By moving from a high key lit comedy to a Japanese take on Tinsletown noir, viewers will be able to appreciate the craftsmanship on a greater level than perhaps simply observed by moving through Kurosawa’s prolific oeuvre one film at a time to explore his countless and consistently diverse literary adaptations.


A kidnap for ransom thriller inspired by American crime novelist Ed McBain’s ’59 paperback King’s Ransom, High and Low was altered enough in screenplay form to bear only the basic spine of the scribe’s dime store detective potboiler.

Tengoku to Jigoku — literally translated Heaven and Hell — can be viewed straightforwardly as a cool, calculating crime picture or taken in a multitude of ways. Whether you're drawn in by its allegory as an exploration of the corporate Americanization of Japan (which makes High as timely today as it was in ’63) or get swept up by the ethical and moral dilemma of near-biblical proportions, High provides much philosophical food for thought.

Wealthy shoe company tycoon Kingo Gondo (Mifune) finds himself in the midst of an impossible situation. Caught between right and wrong and success and ruin, he's faced with the decision of whether or not to fork over more money than he has in his possession when a band of kidnappers mistakenly capture the son of his penniless chauffeur instead of his own.

A taut thriller that holds up well nearly five decades later, whichever way you investigate High and Low, the bottom line is Kurosawa’s picture still works as a sophisticated piece of popcorn cinema, entertaining the hell out of you as a tense, sophisticated, steadily-building showdown of good and evil.


While it does admittedly overstay its welcome, running out of steam in a final meandering act that loses some of the dramatic heft it had gathered earlier on, High’s impact on world cinema cannot be overstated.
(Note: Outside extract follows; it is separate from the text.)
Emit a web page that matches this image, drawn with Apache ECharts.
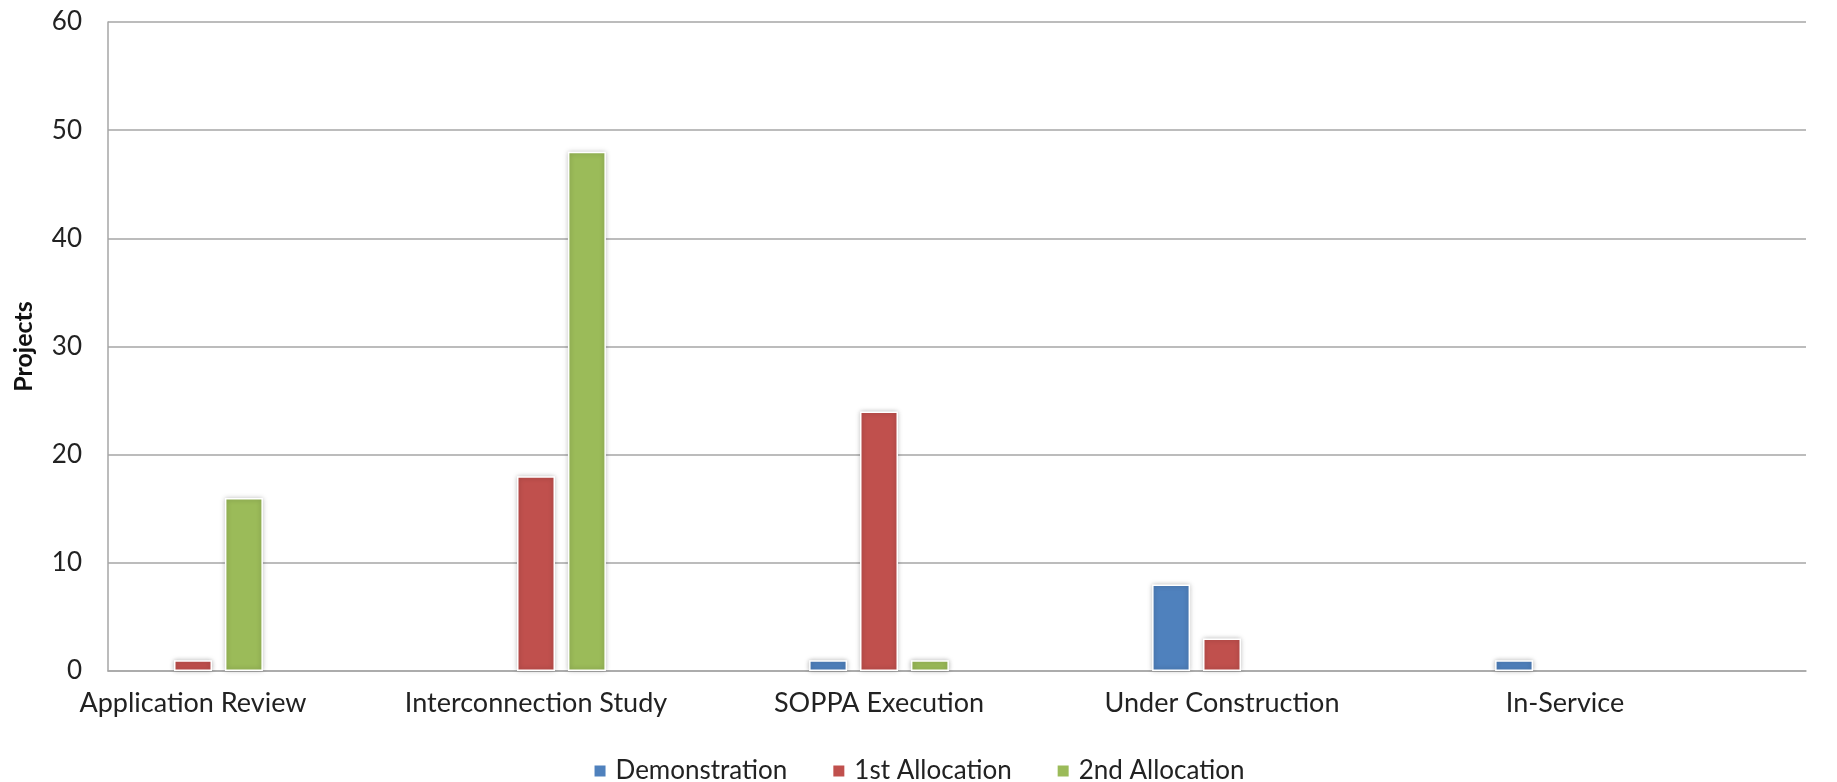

Obviously it's a major source of inspiration for Ron Howard’s nerve-wracking ’95 chiller Ransom. Yet Kurosawa’s obsessive attention to detail and passion for police procedural minutia additionally anticipated and paved the way for the gritty docudrama style explorations of both sides of the thin blue line witnessed in Michael Mann’s Heat and David Fincher’s Zodiac.

A work of rare quality that’s intelligent as it is intense, High and Low does offer viewers a cinematic contact high, playing on the mind as well as the senses with shots that will leave you dizzy and breathless.

Pushing back the length of his ever growing shots even further, Kurosawa’s early ‘60s epic boasts numerous eight and nine minute takes, which easily benefitted from his notorious rehearsal periods.

Yet High and Low rivaled Hitchcock’s Rope with the inclusion of a near-reel spanning ten minute single sequential take in the form of a bravura footchase. The sequence necessitated not only raised stages and the conversion of theatre techniques to film but also the involvement of nine cameras shooting simultaneously, which pushed Kurosawa beyond his previous background of dual lenses and two camera set-ups.


Despite this, all of the architectural window-dressing and moviemaking wizardry in the world can’t hide the fact that High suffers from pacing lows and abrupt tonal changes in its final act as suddenly docudrama turned police drama morphs into a disjointed melodrama. Yet even though the film switches gears late in the game and loses some of the razor sharp focus it displayed early on, High and Low nonetheless remains a towering achievement in Kurosawa’s career.


Brilliantly brought to Blu-ray life in Criterion’s high definition update save for the absence of yellow subtitles to keep the white lettering from vanishing into the black and white concrete jungle of ‘60s corporate Japan, High and Low is an unparalleled effort. On the one hand, Kurosawa's work never ceases to impress from an aesthetic standpoint given its crisp museum level frame composition. And on the other, High and Low sets itself apart for its ethical engagement as a truly complex, humanistic thriller of high and low moral quandaries.

A compelling tale of crime, punishment, payment and class, Kurosawa’s heavenly look at Heaven and Hell is as multi-faceted as his spins on Shakespeare and as eye-catchingly unforgettable as the new wave of cinema that was occurring across the way in France at the very same time of this 1963 release.